We are about to do a job on the study of China, with the idea of the development of the back of the Moon. What is the secret behind the back of the Moon? Now, the back of the Moon is not just some fantasy. The back of the Moon is a very specific kind of physical principle. That principle, when properly understood, will change the history of mankind.

A few years ago, some defectors from the cult released a series of internal minutes, which were full of bizarre challenges LaRouche issued to his followers, such as, “Prove to me that Ireland’s going to continue to exist — {then} we’ll discuss Ireland, if you can give a plausible case for its existence!”
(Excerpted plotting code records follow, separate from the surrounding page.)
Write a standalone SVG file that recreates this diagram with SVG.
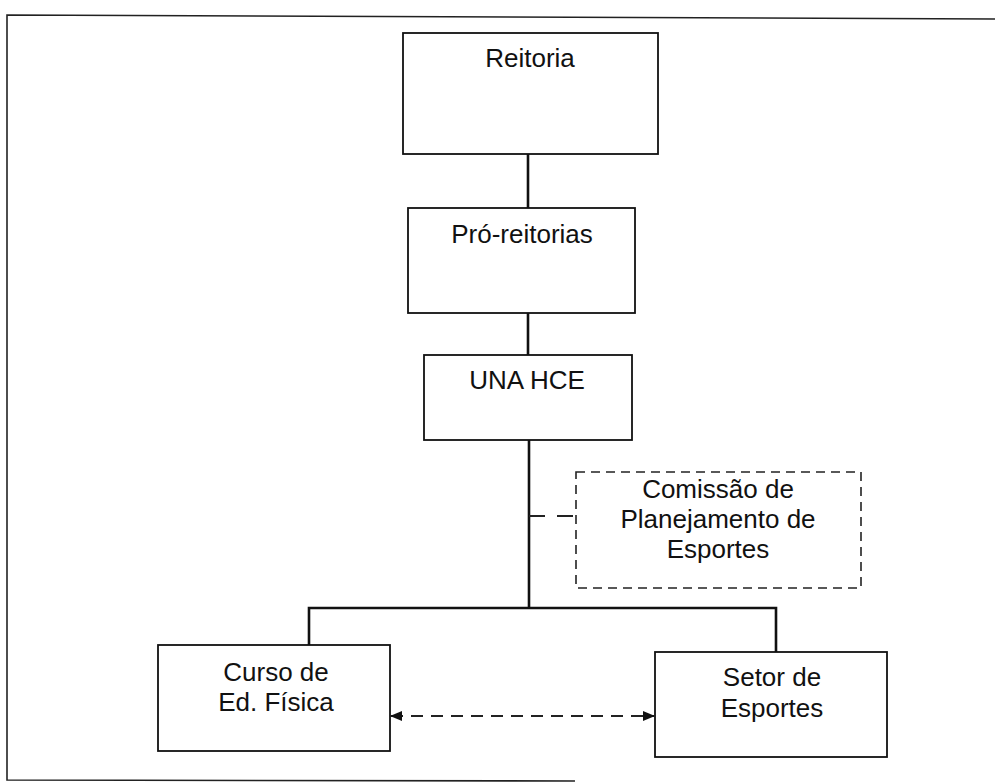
<svg xmlns="http://www.w3.org/2000/svg" width="995" height="784" viewBox="0 0 995 784">
<style>
.box{fill:#fff;stroke:#111;stroke-width:1.8}
.dbox{fill:#fff;stroke:#222;stroke-width:1.6;stroke-dasharray:9,6}
.t{font-family:"Liberation Sans",Arial,sans-serif;font-size:26px;fill:#111;text-anchor:middle}
.c{fill:none;stroke:#111;stroke-width:2.6}
.cd{fill:none;stroke:#222;stroke-width:2.2}
.frame{fill:none;stroke:#222;stroke-width:1.6}
</style>
<defs>
<marker id="ah" viewBox="0 0 12 10" refX="11" refY="5" markerWidth="12" markerHeight="10" markerUnits="userSpaceOnUse" orient="auto-start-reverse">
<path d="M0,0 L12,5 L0,10 Z" fill="#111"/>
</marker>
</defs>
<rect width="995" height="784" fill="#fff"/>
<path class="frame" d="M995,19 L7,15 L7,780 L575,781"/>
<g id="connectors">
<line class="c" x1="528" y1="154" x2="528" y2="208"/>
<line class="c" x1="528" y1="313" x2="528" y2="355"/>
<line class="c" x1="529" y1="440" x2="529" y2="609"/>
<path class="c" d="M309,645 L309,608 L776,608 L776,652"/>
<line class="cd" x1="529" y1="516" x2="576" y2="516" stroke-dasharray="16,12"/>
<line class="cd" x1="391" y1="716" x2="654" y2="716" stroke-width="1.6" stroke-dasharray="12,8" marker-start="url(#ah)" marker-end="url(#ah)"/>
</g>
<g id="reitoria">
<rect class="box" x="403" y="33" width="255" height="121"/>
<text class="t" x="530" y="67">Reitoria</text>
</g>
<g id="pro-reitorias">
<rect class="box" x="408" y="208" width="227" height="105"/>
<text class="t" x="522" y="243">Pró-reitorias</text>
</g>
<g id="una-hce">
<rect class="box" x="424" y="355" width="208" height="85"/>
<text class="t" x="527" y="389">UNA HCE</text>
</g>
<g id="comissao">
<rect class="dbox" x="576" y="472" width="285" height="116"/>
<text class="t" x="718" y="498">Comissão de</text>
<text class="t" x="718" y="528">Planejamento de</text>
<text class="t" x="718" y="558">Esportes</text>
</g>
<g id="curso">
<rect class="box" x="158" y="645" width="232" height="106"/>
<text class="t" x="276" y="681">Curso de</text>
<text class="t" x="276" y="711">Ed. Física</text>
</g>
<g id="setor">
<rect class="box" x="655" y="652" width="232" height="105"/>
<text class="t" x="772" y="686">Setor de</text>
<text class="t" x="772" y="717">Esportes</text>
</g>
</svg>
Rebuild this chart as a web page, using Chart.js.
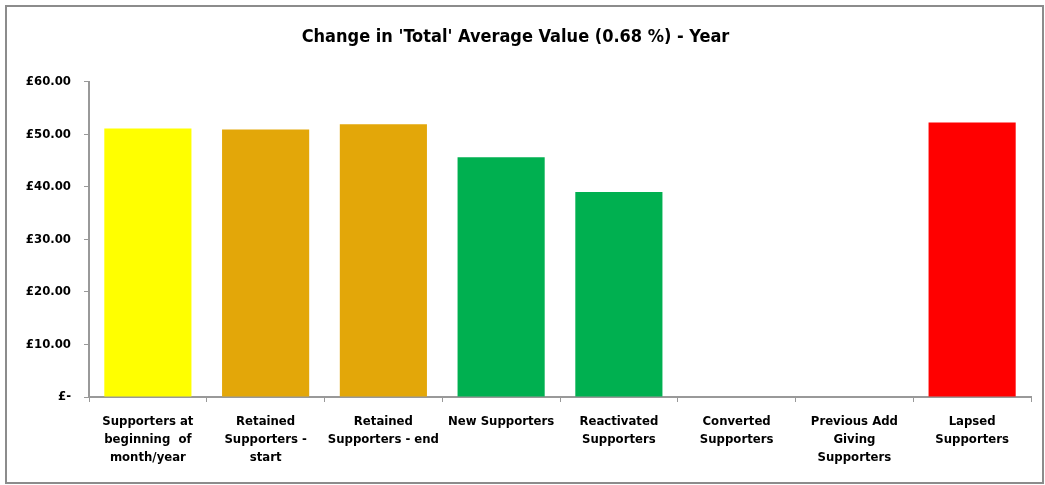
<!DOCTYPE html>
<html>
<head>
<meta charset="utf-8">
<script src="https://cdn.jsdelivr.net/npm/chart.js@4/dist/chart.umd.min.js"></script>
<style>
  html, body { margin: 0; padding: 0; background: #fff; }
  canvas { display: block; }
</style>
</head>
<body>
<canvas id="myChart" width="1045" height="485"></canvas>
<script>
// categories (wrapped as in the original axis)
var categories = [
    ['Supporters at', 'beginning  of', 'month/year'],
    ['Retained', 'Supporters -', 'start'],
    ['Retained', 'Supporters - end'],
    ['New Supporters'],
    ['Reactivated', 'Supporters'],
    ['Converted', 'Supporters'],
    ['Previous Add', 'Giving', 'Supporters'],
    ['Lapsed', 'Supporters']
];
var averageValues = [51.1, 50.9, 51.9, 45.6, 39.0, 0, 0, 52.2];
var barColours = ['#FFFF00', '#E3A709', '#E3A709', '#00B050', '#00B050', '#00B050', '#00B050', '#FF0000'];
var yTicks = [0, 10, 20, 30, 40, 50, 60];

var chartTitle = "Change in 'Total' Average Value (0.68 %) - Year";

// ramecek okolo celeho grafu
var framePlugin = {
    id: 'frame',
    beforeDraw: function (chart) {
        var c = chart.ctx;
        c.save();
        c.fillStyle = '#ffffff';
        c.fillRect(0, 0, chart.width, chart.height);
        c.strokeStyle = '#8c8c8c';
        c.lineWidth = 2;
        c.strokeRect(6, 6, chart.width - 8, chart.height - 8);
        c.restore();
    }
};

var ctx = document.getElementById('myChart').getContext('2d');
var myChart = new Chart(ctx, {
    type: 'bar',
    data: {
        labels: categories,
        datasets: [{
            data: averageValues,
            backgroundColor: barColours,
            borderWidth: 0,
            categoryPercentage: 1.0,
            barPercentage: 0.74
        }]
    },
    plugins: [framePlugin],
    options: {
        responsive: false,
        animation: false,
        layout: {
            padding: { top: 24, right: 14, bottom: 7, left: 0 }
        },
        plugins: {
            legend: { display: false },
            tooltip: { enabled: false },
            title: {
                display: true,
                text: chartTitle,
                color: '#000',
                font: { family: "'DejaVu Sans Condensed', 'DejaVu Sans', sans-serif", size: 18, weight: 'bold' },
                padding: { top: 3, bottom: 33 }
            }
        },
        scales: {
            x: {
                grid: {
                    display: true,
                    drawOnChartArea: false,
                    drawTicks: true,
                    tickLength: 5,
                    color: '#999999',
                    offset: true
                },
                border: { color: '#999999', width: 2 },
                ticks: {
                    color: '#000',
                    padding: 11,
                    maxRotation: 0,
                    autoSkip: false,
                    font: { family: "'DejaVu Sans Condensed', 'DejaVu Sans', sans-serif", size: 13, weight: 'bold', lineHeight: '18px' }
                }
            },
            y: {
                min: 0,
                max: 60,
                afterFit: function (scale) { scale.width = 89; },
                afterBuildTicks: function (scale) {
                    scale.ticks = yTicks.map(function (v) { return { value: v }; });
                },
                grid: {
                    display: true,
                    drawOnChartArea: false,
                    drawTicks: true,
                    tickLength: 5,
                    color: '#999999'
                },
                border: { color: '#999999', width: 2 },
                ticks: {
                    color: '#000',
                    padding: 13,
                    font: { family: "'DejaVu Sans Condensed', 'DejaVu Sans', sans-serif", size: 13, weight: 'bold' },
                    callback: function (value) {
                        return value === 0 ? '£-' : '£' + value.toFixed(2);
                    }
                }
            }
        }
    }
});
</script>
</body>
</html>
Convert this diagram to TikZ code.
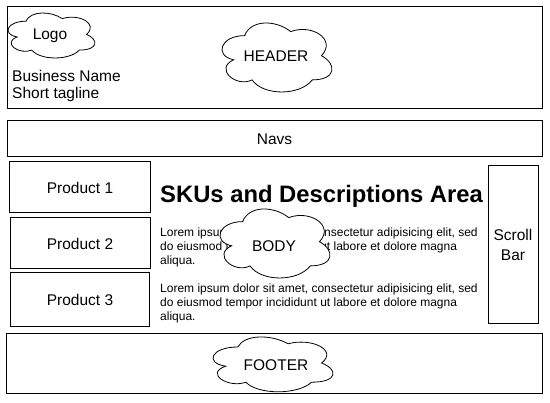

His group, meanwhile, continued its bizarrely confrontational antics which had marked it since the 1970s, with one particularly memorable example taking place at a New York Barnes & Noble a few years ago, when a few LaRouchies confronted chess champion Garry Kasparov as a NATO pawn, and assailed him with “Sieg Heils” and “Heil Hitlers” before a crowd of bewildered Manhattanites.

We’ll See You Again

For the last three years, LaRouche himself has been scarce, as his dementia and cognitive decline became too obvious to hide even from abused supplicants. Veteran LaRouche watchers have long known this day was coming. Nonetheless, it feels off-putting to know the world is now a little less strange with him gone. In all likelihood, his group will begin to fall apart without his unifying megalomania, despite his wife Helga Zepp-Larouche’s efforts to fill the void.

Yet as the last few years have reminded us forcefully, the pathologies of American society and politics will continue to throw up cranks like LaRouche, even if he reached heights few others could attain. Looking at the America of 2019, it seems LaRouche may have been closer to the mainsprings of American politics than we would like to imagine.